Only adjustments which are apparent from record can be made under Section 143(1). No adjustment can be made on account of legal issues or issues which are debatable. Two of the most common adjustments are given below.
Deduction under Chapter VIA not provided It has been seen on several occasions that while processing under Section 143(1), the CPC denies deduction under Chapter VI-A. There may be several reasons, but the most common being that the detail of deduction under Chapter VIA is not mentioned in Form 16.
In such cases, the taxpayer will need to submit proof of investments through the portal and request the CPC to reprocess the return. If the CPC is satisfied with the documents uploaded, it would delete the adjustment and provide the deduction.

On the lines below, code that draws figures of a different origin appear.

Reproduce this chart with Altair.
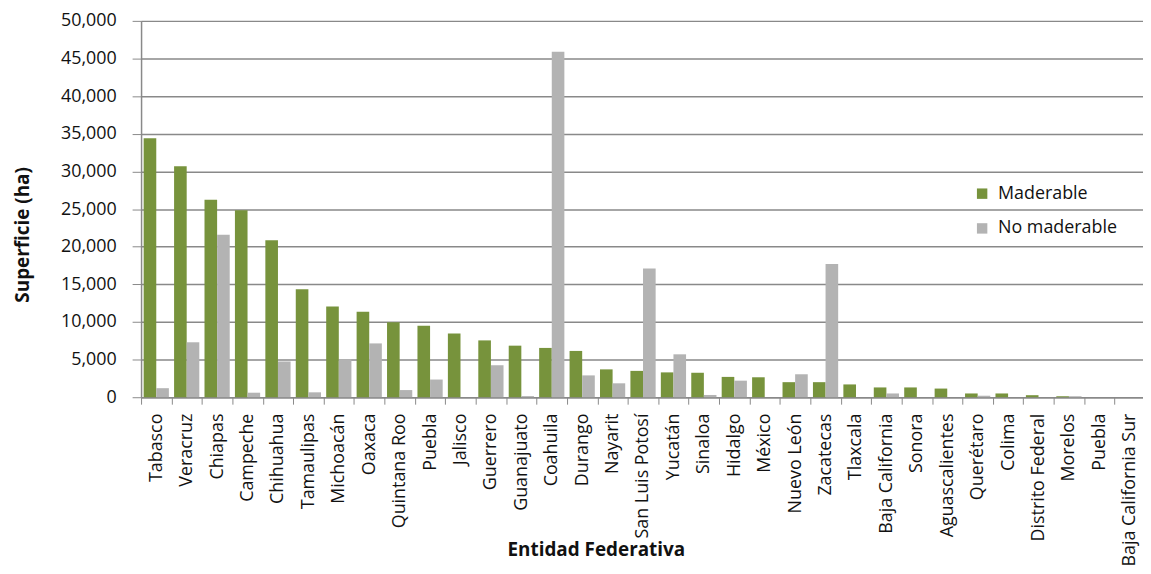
import json
import altair as alt
import pandas as pd

estados = ["Tabasco", "Veracruz", "Chiapas", "Campeche", "Chihuahua", "Tamaulipas",
           "Michoacán", "Oaxaca", "Quintana Roo", "Puebla", "Jalisco", "Guerrero",
           "Guanajuato", "Coahuila", "Durango", "Nayarit", "San Luis Potosí", "Yucatán",
           "Sinaloa", "Hidalgo", "México", "Nuevo León", "Zacatecas", "Tlaxcala",
           "Baja California", "Sonora", "Aguascalientes", "Querétaro", "Colima",
           "Distrito Federal", "Morelos", "Puebla", "Baja California Sur"]

maderable = [34400, 30700, 26250, 24850, 20850, 14350, 12050, 11350, 9950, 9500,
             8450, 7550, 6850, 6550, 6150, 3700, 3500, 3300, 3250, 2700, 2650,
             2000, 2000, 1700, 1300, 1300, 1150, 500, 500, 270, 130, 0, 0]

no_maderable = [1200, 7300, 21600, 600, 4750, 650, 5050, 7150, 950, 2350, 0, 4250,
                150, 45900, 2900, 1850, 17100, 5700, 300, 2200, 0, 3050, 17700, 0,
                500, 0, 0, 200, 0, 0, 130, 0, 0]

series = ["Maderable", "No maderable"]
colors = ["#77933C", "#B3B3B3"]
y_ticks = list(range(0, 50001, 5000))

rows = []
for i, name in enumerate(estados):
    rows.append({"idx": i, "estado": name, "serie": series[0], "valor": maderable[i]})
    rows.append({"idx": i, "estado": name, "serie": series[1], "valor": no_maderable[i]})
df = pd.DataFrame(rows)

label_expr = json.dumps(estados, ensure_ascii=False) + "[datum.value]"

FONT = "Open Sans"
GRID = "#898989"

chart = alt.Chart(df).mark_bar().encode(
    x=alt.X("idx:O",
            sort="ascending",
            scale=alt.Scale(range=[0, 1011], paddingInner=0, paddingOuter=0),
            axis=alt.Axis(title="Entidad Federativa",
                          labelExpr=label_expr,
                          labelAngle=-90,
                          labelFontSize=18,
                          labelFont=FONT,
                          labelColor="#111111",
                          labelPadding=9,
                          tickBand="extent",
                          tickSize=7,
                          tickColor=GRID,
                          domainColor=GRID,
                          domainWidth=1.5,
                          titleFont=FONT,
                          titleFontSize=19,
                          titleFontWeight="bold",
                          titleColor="#111111",
                          titleX=458,
                          titleY=159,
                          titleAlign="center",
                          titleBaseline="alphabetic")),
    xOffset=alt.XOffset("serie:N",
                        sort=series,
                        scale=alt.Scale(paddingOuter=0.206, paddingInner=0)),
    y=alt.Y("valor:Q",
            scale=alt.Scale(domain=[0, 50000], nice=False),
            axis=alt.Axis(title="Superficie (ha)",
                          values=y_ticks,
                          format=",d",
                          labelFontSize=18,
                          labelFont=FONT,
                          labelColor="#111111",
                          labelPadding=16,
                          tickSize=9,
                          tickColor=GRID,
                          domainColor=GRID,
                          domainWidth=1.5,
                          grid=True,
                          gridColor=GRID,
                          gridWidth=1.5,
                          titleFont=FONT,
                          titleFontSize=19,
                          titleFontWeight="bold",
                          titleColor="#111111",
                          titleX=-113,
                          titleY=215,
                          titleAlign="center",
                          titleBaseline="alphabetic")),
    color=alt.Color("serie:N",
                    scale=alt.Scale(domain=series, range=colors),
                    legend=alt.Legend(title=None,
                                      orient="none",
                                      legendX=838,
                                      legendY=165,
                                      symbolType="square",
                                      symbolSize=110,
                                      symbolStrokeWidth=0,
                                      labelFont=FONT,
                                      labelFontSize=18,
                                      labelColor="#111111",
                                      labelOffset=7,
                                      rowPadding=17,
                                      padding=0)),
).properties(
    width=1009,
    height=379,
    autosize=alt.AutoSizeParams(type="none"),
    padding={"left": 134, "top": 11, "right": 0, "bottom": 168},
).configure_view(
    stroke=None
)

chart.save("out.html", embed_options={"renderer": "svg", "actions": False})
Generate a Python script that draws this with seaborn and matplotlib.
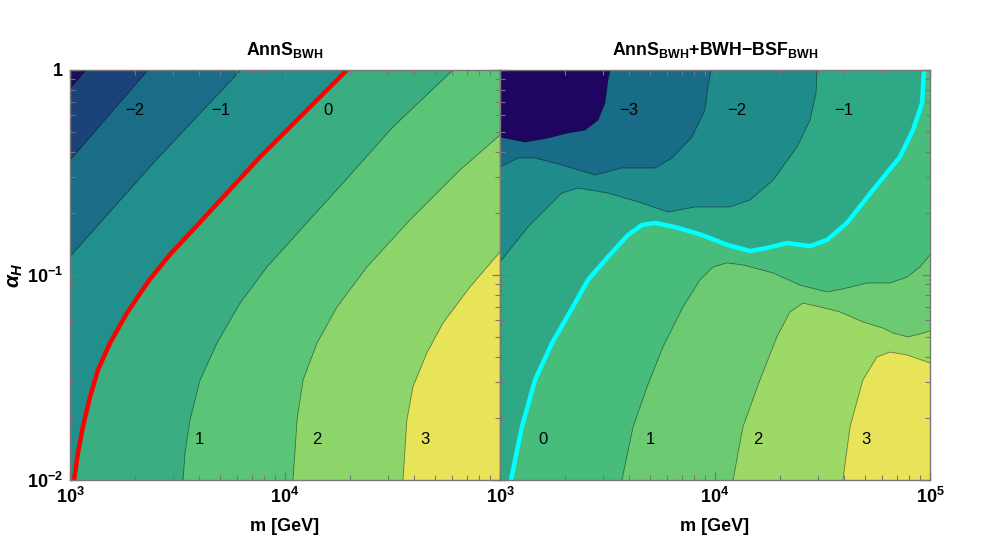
import numpy as np
import pandas as pd
import matplotlib
matplotlib.use("Agg")
import matplotlib.pyplot as plt
import seaborn as sns
from matplotlib.ticker import FixedLocator, FixedFormatter, LogLocator, NullFormatter

# contour levels, each boundary as (log10 m/GeV, log10 alpha_H)
levels = [-3, -2, -1, 0, 1, 2, 3]

left_m3 = [(3.000, -0.09), (3.075, 0.0)]
left_m2 = [(3.000, -0.44), (3.363, 0.0)]
left_m1 = [(3.000, -0.91), (3.400, -0.44), (3.795, 0.0)]
left_0 = [(3.019, -2.0), (3.037, -1.868), (3.060, -1.741), (3.093, -1.595), (3.130, -1.463),
          (3.186, -1.332), (3.265, -1.185), (3.365, -1.030), (3.465, -0.900), (3.572, -0.780),
          (3.712, -0.620), (3.884, -0.424), (4.070, -0.229), (4.288, 0.0)]
left_1 = [(3.526, -2.0), (3.535, -1.868), (3.558, -1.707), (3.605, -1.512), (3.684, -1.332),
          (3.791, -1.137), (3.916, -0.961), (4.084, -0.766), (4.270, -0.551), (4.502, -0.278),
          (4.781, 0.0)]
left_2 = [(4.037, -2.0), (4.047, -1.854), (4.056, -1.707), (4.084, -1.512), (4.149, -1.332),
          (4.242, -1.156), (4.381, -0.961), (4.581, -0.732), (4.814, -0.488), (5.0, -0.317)]
left_3 = [(4.549, -2.0), (4.567, -1.707), (4.595, -1.546), (4.660, -1.380), (4.735, -1.234),
          (4.860, -1.059), (5.0, -0.888)]

right_m3 = [(3.000, -0.327), (3.116, -0.351), (3.223, -0.332), (3.316, -0.307), (3.395, -0.293),
            (3.456, -0.244), (3.488, -0.161), (3.502, -0.049), (3.512, 0.0)]
right_m2 = [(3.000, -0.473), (3.084, -0.429), (3.163, -0.429), (3.288, -0.463), (3.442, -0.512),
            (3.567, -0.478), (3.721, -0.478), (3.800, -0.429), (3.893, -0.327), (3.953, -0.195),
            (3.967, -0.083), (3.981, 0.0)]
right_m1 = [(3.000, -0.937), (3.130, -0.766), (3.288, -0.600), (3.363, -0.576), (3.502, -0.600),
            (3.660, -0.649), (3.781, -0.693), (3.907, -0.668), (4.070, -0.668), (4.163, -0.634),
            (4.270, -0.537), (4.381, -0.376), (4.442, -0.244), (4.470, -0.112), (4.474, 0.0)]
right_0 = [(3.051, -2.0), (3.102, -1.741), (3.163, -1.512), (3.242, -1.332), (3.349, -1.137),
           (3.409, -1.024), (3.502, -0.912), (3.595, -0.805), (3.660, -0.756), (3.721, -0.746),
           (3.814, -0.766), (3.940, -0.805), (4.060, -0.854), (4.163, -0.883), (4.242, -0.868),
           (4.335, -0.844), (4.442, -0.859), (4.521, -0.829), (4.614, -0.746), (4.735, -0.585),
           (4.860, -0.424), (4.921, -0.293), (4.963, -0.161), (4.972, 0.0)]
right_1 = [(3.567, -2.0), (3.619, -1.741), (3.684, -1.546), (3.758, -1.351), (3.851, -1.156),
           (3.930, -1.024), (3.991, -0.961), (4.056, -0.941), (4.130, -0.951), (4.270, -0.990),
           (4.395, -1.049), (4.521, -1.083), (4.595, -1.068), (4.707, -1.039), (4.814, -1.039),
           (4.893, -1.010), (4.953, -0.961), (5.0, -0.902)]
right_2 = [(4.084, -2.0), (4.130, -1.741), (4.209, -1.512), (4.288, -1.302), (4.349, -1.180),
           (4.409, -1.137), (4.488, -1.156), (4.581, -1.180), (4.688, -1.229), (4.781, -1.259),
           (4.828, -1.283), (4.898, -1.302), (4.953, -1.288), (5.0, -1.273)]
right_3 = [(4.595, -2.0), (4.628, -1.741), (4.688, -1.512), (4.753, -1.400), (4.814, -1.376),
           (4.893, -1.390), (5.0, -1.429)]

left_contours = [left_m3, left_m2, left_m1, left_0, left_1, left_2, left_3]
right_contours = [right_m3, right_m2, right_m1, right_0, right_1, right_2, right_3]

# band labels: value and position (log10 m, log10 alpha)
left_labels = [-2, -1, 0, 1, 2, 3]
left_label_x = [3.30, 3.70, 4.20, 3.60, 4.15, 4.65]
left_label_y = [-0.2, -0.2, -0.2, -1.8, -1.8, -1.8]
right_labels = [-3, -2, -1, 0, 1, 2, 3]
right_label_x = [3.60, 4.10, 4.60, 3.20, 3.70, 4.20, 4.70]
right_label_y = [-0.2, -0.2, -0.2, -1.8, -1.8, -1.8, -1.8]

left_colors = ["#200a5e", "#1b4279", "#1a6c87", "#21908c", "#3aae80", "#5bc577", "#8dd56b", "#e8e45a"]
right_colors = ["#1e0560", "#196c87", "#1f8c8b", "#2fa886", "#48bc7a", "#6ccb72", "#9dd967", "#e8e45a"]

XMIN, XMAX, YMIN, YMAX = 3.0, 5.0, -2.0, 0.0

sns.set_theme(style="ticks")
plt.rcParams['font.family'] = ['Liberation Sans', 'DejaVu Sans']
plt.rcParams['text.color'] = 'black'
plt.rcParams['axes.labelcolor'] = 'black'
plt.rcParams['xtick.labelcolor'] = 'black'
plt.rcParams['ytick.labelcolor'] = 'black'
plt.rcParams['mathtext.fontset'] = 'custom'
plt.rcParams['mathtext.rm'] = 'Liberation Sans:bold'
plt.rcParams['mathtext.bf'] = 'Liberation Sans:bold'
plt.rcParams['mathtext.it'] = 'Liberation Sans:bold:italic'


def high_side(pts):
    # polygon of everything to the lower right of a contour
    px, py = [p[0] for p in pts], [p[1] for p in pts]
    if py[-1] >= YMAX:
        px.append(XMAX); py.append(YMAX)
    px.append(XMAX); py.append(YMIN)
    if px[0] <= XMIN:
        px.append(XMIN); py.append(YMIN)
    return np.power(10.0, px), np.power(10.0, py)


def draw_panel(ax, contours, colors, line_color, labels, lab_x, lab_y, title):
    ax.set_xscale('log')
    ax.set_yscale('log')
    ax.set_facecolor(colors[0])
    for k, pts in enumerate(contours):
        fx, fy = high_side(pts)
        ax.fill(fx, fy, color=colors[k + 1], lw=0, zorder=1)
    for k, pts in enumerate(contours):
        cx = np.power(10.0, [p[0] for p in pts])
        cy = np.power(10.0, [p[1] for p in pts])
        ax.plot(cx, cy, color='black', lw=0.6, alpha=0.45, zorder=1.5)
    zero = pd.DataFrame(contours[levels.index(0)], columns=['lm', 'la'])
    sns.lineplot(x=10 ** zero['lm'], y=10 ** zero['la'], sort=False, estimator=None,
                 color=line_color, lw=3.2, ax=ax, zorder=2)
    for v, lx, ly in zip(labels, lab_x, lab_y):
        ax.text(10 ** lx, 10 ** ly, str(v).replace('-', '\u2212'), ha='center', va='center',
                fontsize=12, color='black', zorder=3)
    ax.set_xlim(10 ** XMIN, 10 ** XMAX)
    ax.set_ylim(10 ** YMIN, 10 ** YMAX)
    ax.set_axisbelow(False)
    ax.xaxis.set_major_locator(FixedLocator([1e3, 1e4, 1e5]))
    ax.yaxis.set_major_locator(FixedLocator([1e-2, 1e-1, 1]))
    ax.xaxis.set_minor_locator(LogLocator(base=10, subs=np.arange(2, 10)))
    ax.yaxis.set_minor_locator(LogLocator(base=10, subs=np.arange(2, 10)))
    ax.xaxis.set_minor_formatter(NullFormatter())
    ax.yaxis.set_minor_formatter(NullFormatter())
    ax.tick_params(which='both', direction='in', top=True, right=True, color='#777777',
                   labelsize=13, labelcolor='black', pad=5)
    ax.tick_params(which='major', length=6, width=0.9)
    ax.tick_params(which='minor', length=3.5, width=0.8)
    for s in ax.spines.values():
        s.set_color('#777777')
        s.set_linewidth(1.0)
    ax.set_title(title, fontsize=12.8, fontweight='bold', pad=11, color='black')
    ax.set_xlabel('m [GeV]', fontsize=13, fontweight='bold', labelpad=8, color='black')
    ax.set_ylabel('')


fig = plt.figure(figsize=(10, 5.5), dpi=100)
axL = fig.add_axes([0.07, 70 / 550, 0.43, 410 / 550])
axR = fig.add_axes([0.50, 70 / 550, 0.43, 410 / 550])

draw_panel(axL, left_contours, left_colors, '#ff0000', left_labels, left_label_x, left_label_y,
           r'AnnS$_{\mathbf{BWH}}$')
draw_panel(axR, right_contours, right_colors, '#00ffff', right_labels, right_label_x, right_label_y,
           r'AnnS$_{\mathbf{BWH}}$+BWH$\mathbf{-}$BSF$_{\mathbf{BWH}}$')

axL.xaxis.set_major_formatter(FixedFormatter([r'$\mathbf{10^{3}}$', r'$\mathbf{10^{4}}$', '']))
axR.xaxis.set_major_formatter(FixedFormatter([r'$\mathbf{10^{3}}$', r'$\mathbf{10^{4}}$', r'$\mathbf{10^{5}}$']))
axL.yaxis.set_major_formatter(FixedFormatter([r'$\mathbf{10^{-2}}$', r'$\mathbf{10^{-1}}$', r'$\mathbf{1}$']))
axR.yaxis.set_major_formatter(NullFormatter())
axL.set_ylabel(r'$\alpha_H$', fontsize=15, labelpad=1, color='black')

fig.savefig('out.png', dpi=100)
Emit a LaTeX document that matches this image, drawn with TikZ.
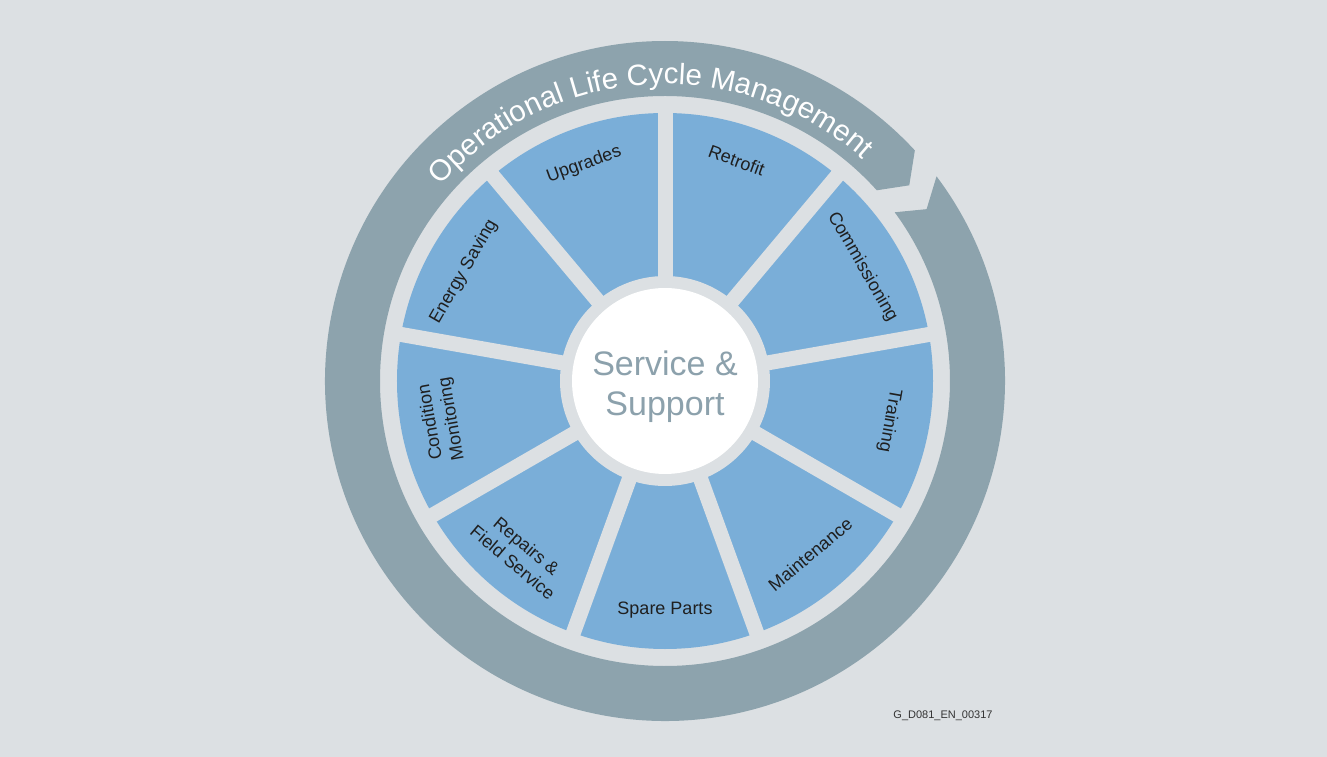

Credit for self-assessment tax or TDS not provided In some cases, credit for TDS or self-assessment tax paid by the taxpayer is not considered in the amount computed under Section 143(1). This could be because it is not reflected in Form 26AS or there may be a time lag between the date of payment and updating the same in Form 26AS. In such cases, the taxpayer will have to submit proof of tax payment/deduction like Form 16 and a copy of the challan.
The income tax department provides the taxpayer 30 days from the date of the email to respond to any adjustments made. In case no response is received it is assumed that the proposed adjustments are acceptable and the final Section 143(1) intimation is passed. It is up to the taxpayer to stay vigilant and provide appropriate responses, through the appropriate medium, so as to avoid payment of excess taxes or delay in the issue of refund.